BUILDING THE FUTURE IS PERFORMING THE PRESENT 2020
INSTALLATION, PERFORMANCE
In this performance, "Building the future is performing the present," I aimed to confront the challenges I encountered while researching retinal frustration in Marcel Duchamp’s work and how those challenges relate to the broader landscape of contemporary art. This performance was a way to process and reinterpret my academic journey, translating it from a purely theoretical investigation into something more immediate and experiential. By performing this in Brussels in 2020, I wasn’t just presenting a synthesis of ideas, but sharing the strategies I’ve come to develop in order to survive and thrive within the world of contemporary art.
The title itself—"Building the future is performing the present"—captures my belief that the future is not something distant or abstract; it’s actively constructed by how we perform and embody the present moment. The lecture-style setup of this particular performance was deliberate, blending the traditional academic environment with performative elements to critique the way knowledge is typically transmitted in art education and theory. Here, I am both the lecturer and the performer, collapsing the boundaries between intellectual discourse and lived experience. This blurring of roles reflects the internal tensions I often feel between the rigid demands of academia and the fluid, intuitive nature of artistic practice.

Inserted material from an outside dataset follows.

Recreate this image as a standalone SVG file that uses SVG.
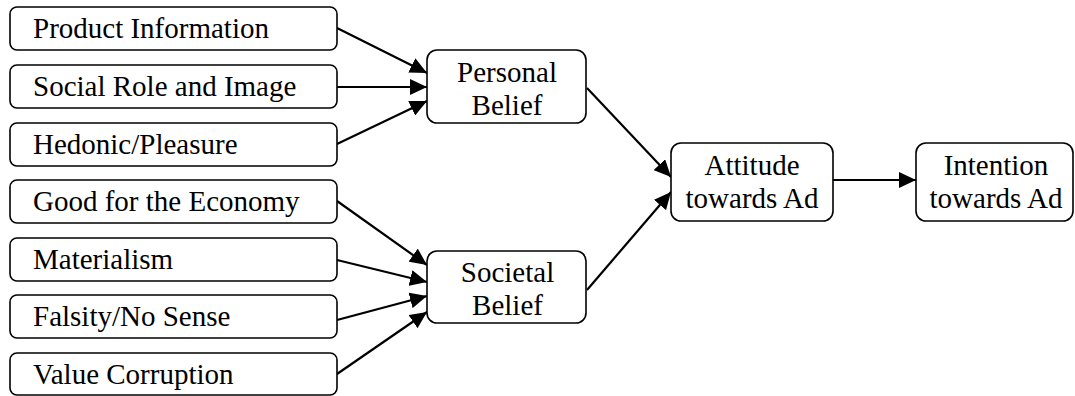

The projection behind me, featuring a mountain range, represented the idea that we are constantly trying to build towards an unseen, aspirational future, but often struggle with the weight of the present. Duchamp’s retinal frustration challenges the primacy of the visual in art, advocating for works that provoke the mind over the eye. Through this performance, I sought to embody that very tension—between what can be intellectually understood and what is experienced viscerally, in real time, as a human being navigating the art world.
What made this performance different from a typical lecture was the deliberate performance of vulnerability. While I presented my research and thoughts on Duchamp, I was also performing a kind of personal exposure—sharing how these ideas have shaped my understanding of contemporary art, but also how they have frustrated and challenged me. I wanted the audience to feel the tension of existing within an art world that demands both intellectual sophistication and emotional resilience. At moments, the performance became almost a survival guide—an honest sharing of how I’ve learned to navigate these dual demands.
For me, this performance was about process over product, much like Duchamp’s own approach. I wasn’t delivering a final, polished conclusion, but rather inviting the audience to witness the ongoing process of questioning, learning, and adapting. In some ways, it was an act of defiance against the expectation that artists and scholars must always present neatly packaged ideas or perfect forms. By performing my present—my grappling with theory, my struggles with the demands of contemporary art—I was advocating for a more open-ended and authentic way of being an artist, one that accepts messiness and uncertainty as integral parts of the creative process.
In the end, "Building the future is performing the present" was my way of saying that the future we aspire to build as artists can only be shaped by how we exist in the present moment. It was about acknowledging that survival in contemporary art isn’t just about theory or intellect—it’s about adaptability, resilience, and the willingness to lay bare the complexities of that journey. Through this sensitive reinterpretation of my academic journey, I was able to share not just knowledge, but my own evolving survival strategies for navigating the ever-changing landscape of contemporary art.